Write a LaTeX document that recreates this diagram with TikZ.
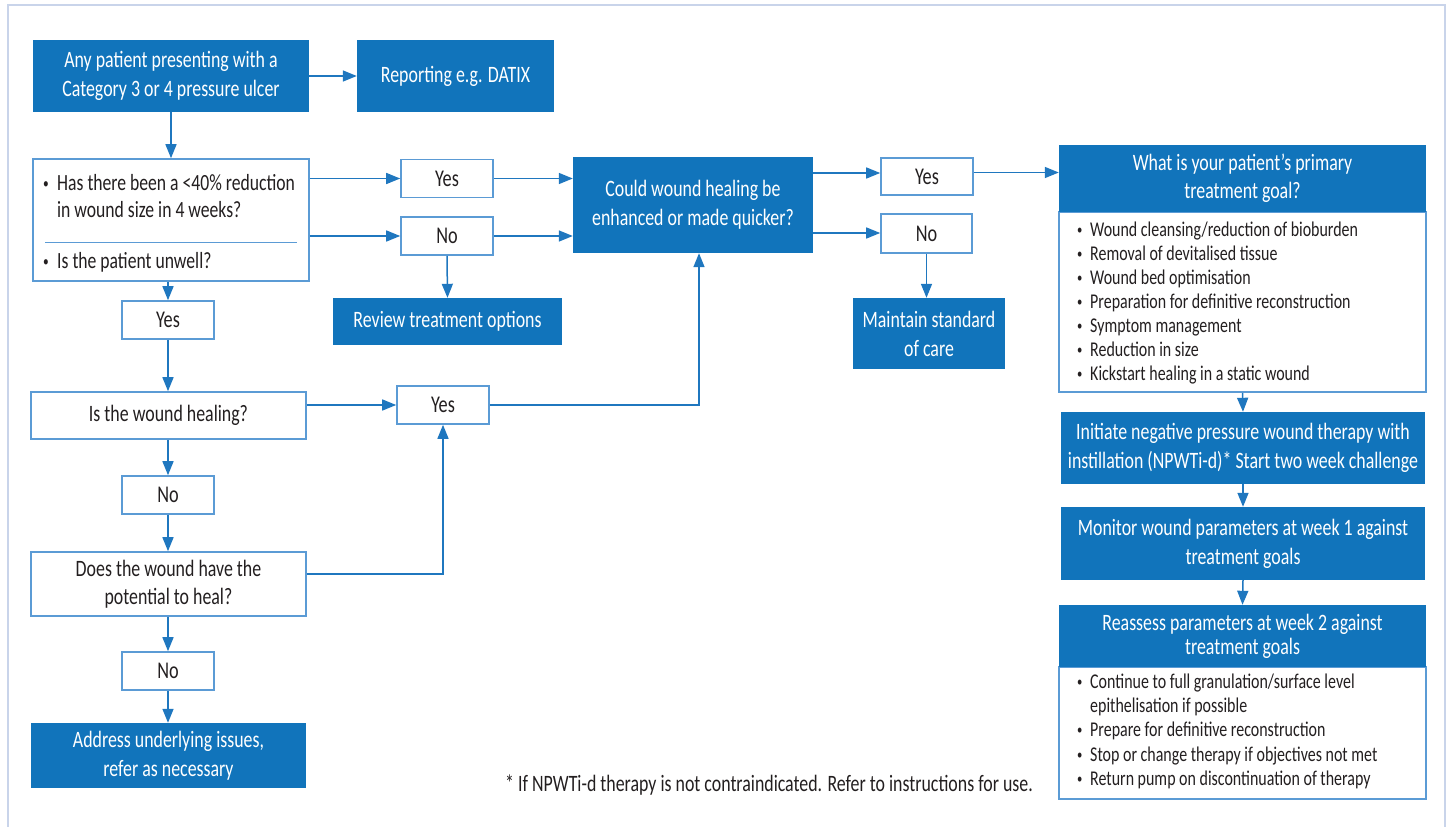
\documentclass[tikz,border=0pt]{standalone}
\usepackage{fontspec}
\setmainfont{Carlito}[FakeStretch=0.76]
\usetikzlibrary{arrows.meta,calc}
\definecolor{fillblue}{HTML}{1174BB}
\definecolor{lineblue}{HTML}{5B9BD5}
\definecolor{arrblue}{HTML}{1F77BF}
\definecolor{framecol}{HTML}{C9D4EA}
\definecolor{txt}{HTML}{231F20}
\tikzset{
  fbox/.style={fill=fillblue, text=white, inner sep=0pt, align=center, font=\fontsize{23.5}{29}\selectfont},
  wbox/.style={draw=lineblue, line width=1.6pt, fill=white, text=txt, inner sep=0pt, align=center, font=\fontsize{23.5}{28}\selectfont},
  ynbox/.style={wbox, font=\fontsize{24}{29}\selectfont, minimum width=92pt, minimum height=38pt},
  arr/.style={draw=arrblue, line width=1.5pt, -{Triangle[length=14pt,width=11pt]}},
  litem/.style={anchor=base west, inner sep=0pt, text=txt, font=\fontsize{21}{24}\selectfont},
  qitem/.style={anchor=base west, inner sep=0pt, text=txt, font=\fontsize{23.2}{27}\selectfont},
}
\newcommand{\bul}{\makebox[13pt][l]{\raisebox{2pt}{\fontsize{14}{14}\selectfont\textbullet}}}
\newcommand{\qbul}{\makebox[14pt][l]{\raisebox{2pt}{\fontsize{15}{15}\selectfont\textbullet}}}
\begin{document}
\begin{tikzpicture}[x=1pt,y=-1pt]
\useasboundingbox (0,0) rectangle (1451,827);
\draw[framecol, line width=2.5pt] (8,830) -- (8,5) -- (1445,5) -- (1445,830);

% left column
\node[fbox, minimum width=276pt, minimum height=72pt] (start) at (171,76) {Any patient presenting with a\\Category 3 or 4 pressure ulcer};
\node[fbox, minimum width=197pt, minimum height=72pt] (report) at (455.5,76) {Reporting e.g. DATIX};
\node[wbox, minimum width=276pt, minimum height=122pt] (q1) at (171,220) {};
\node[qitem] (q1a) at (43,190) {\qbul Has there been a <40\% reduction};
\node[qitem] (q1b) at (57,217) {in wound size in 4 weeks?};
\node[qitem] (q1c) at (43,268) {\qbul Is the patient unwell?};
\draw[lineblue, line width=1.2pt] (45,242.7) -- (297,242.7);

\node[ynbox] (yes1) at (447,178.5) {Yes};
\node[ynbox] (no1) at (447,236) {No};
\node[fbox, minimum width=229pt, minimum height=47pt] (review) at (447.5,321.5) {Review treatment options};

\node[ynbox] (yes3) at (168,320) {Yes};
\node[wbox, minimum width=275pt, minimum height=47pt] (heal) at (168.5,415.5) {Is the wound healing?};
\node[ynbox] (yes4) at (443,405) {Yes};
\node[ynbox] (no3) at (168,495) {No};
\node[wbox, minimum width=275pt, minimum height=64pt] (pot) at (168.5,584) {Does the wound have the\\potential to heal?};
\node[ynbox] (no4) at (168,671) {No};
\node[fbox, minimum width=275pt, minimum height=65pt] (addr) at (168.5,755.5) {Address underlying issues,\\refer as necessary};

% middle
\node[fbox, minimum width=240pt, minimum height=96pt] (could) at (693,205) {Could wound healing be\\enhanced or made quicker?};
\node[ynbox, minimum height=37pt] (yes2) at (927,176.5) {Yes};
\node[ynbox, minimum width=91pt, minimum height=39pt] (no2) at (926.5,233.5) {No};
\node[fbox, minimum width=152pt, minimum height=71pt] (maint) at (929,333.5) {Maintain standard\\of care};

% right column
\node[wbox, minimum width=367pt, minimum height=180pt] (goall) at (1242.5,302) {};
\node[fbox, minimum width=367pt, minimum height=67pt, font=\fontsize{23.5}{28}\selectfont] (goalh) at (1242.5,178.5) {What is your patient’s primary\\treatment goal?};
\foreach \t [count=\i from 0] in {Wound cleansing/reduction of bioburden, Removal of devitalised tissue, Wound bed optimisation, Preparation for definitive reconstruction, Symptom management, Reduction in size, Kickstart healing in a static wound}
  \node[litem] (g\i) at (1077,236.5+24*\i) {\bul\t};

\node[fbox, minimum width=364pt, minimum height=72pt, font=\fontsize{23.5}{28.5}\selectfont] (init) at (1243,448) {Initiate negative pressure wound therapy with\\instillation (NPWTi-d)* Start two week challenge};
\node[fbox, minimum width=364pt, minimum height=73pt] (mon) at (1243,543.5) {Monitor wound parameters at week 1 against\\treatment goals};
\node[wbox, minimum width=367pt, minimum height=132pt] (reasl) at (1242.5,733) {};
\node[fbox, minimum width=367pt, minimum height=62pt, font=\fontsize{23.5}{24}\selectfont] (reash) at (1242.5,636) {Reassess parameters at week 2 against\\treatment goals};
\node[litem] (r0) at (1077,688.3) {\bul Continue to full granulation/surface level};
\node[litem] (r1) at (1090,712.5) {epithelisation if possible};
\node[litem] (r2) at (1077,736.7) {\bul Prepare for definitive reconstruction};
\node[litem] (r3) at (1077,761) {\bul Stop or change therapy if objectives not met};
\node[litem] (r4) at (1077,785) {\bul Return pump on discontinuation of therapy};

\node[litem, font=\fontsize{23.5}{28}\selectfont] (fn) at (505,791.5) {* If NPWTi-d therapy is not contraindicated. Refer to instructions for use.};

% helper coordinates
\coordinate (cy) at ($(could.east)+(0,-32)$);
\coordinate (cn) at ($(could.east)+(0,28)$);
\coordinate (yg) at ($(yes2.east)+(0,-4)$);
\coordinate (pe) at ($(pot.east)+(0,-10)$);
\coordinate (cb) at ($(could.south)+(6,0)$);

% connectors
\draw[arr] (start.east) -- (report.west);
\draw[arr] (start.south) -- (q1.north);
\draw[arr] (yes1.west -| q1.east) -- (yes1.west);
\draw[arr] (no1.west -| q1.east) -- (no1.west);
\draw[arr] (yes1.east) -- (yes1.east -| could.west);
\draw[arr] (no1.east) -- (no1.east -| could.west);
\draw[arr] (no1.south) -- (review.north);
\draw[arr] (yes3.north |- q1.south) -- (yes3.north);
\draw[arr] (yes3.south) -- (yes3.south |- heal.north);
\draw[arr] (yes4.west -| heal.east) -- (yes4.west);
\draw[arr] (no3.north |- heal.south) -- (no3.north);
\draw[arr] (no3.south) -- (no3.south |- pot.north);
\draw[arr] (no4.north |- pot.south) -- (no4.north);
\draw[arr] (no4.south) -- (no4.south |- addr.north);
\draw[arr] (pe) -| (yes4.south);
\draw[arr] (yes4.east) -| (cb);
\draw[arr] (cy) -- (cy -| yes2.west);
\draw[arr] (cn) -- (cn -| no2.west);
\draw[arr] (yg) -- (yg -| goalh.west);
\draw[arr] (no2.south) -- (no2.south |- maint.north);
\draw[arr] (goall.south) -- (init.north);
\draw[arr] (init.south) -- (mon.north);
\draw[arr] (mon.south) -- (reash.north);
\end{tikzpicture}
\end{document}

::::

- [YOUR GOAL] The answer is a single number: how many lines include the word "with"?

- [THE RESPONSE] 3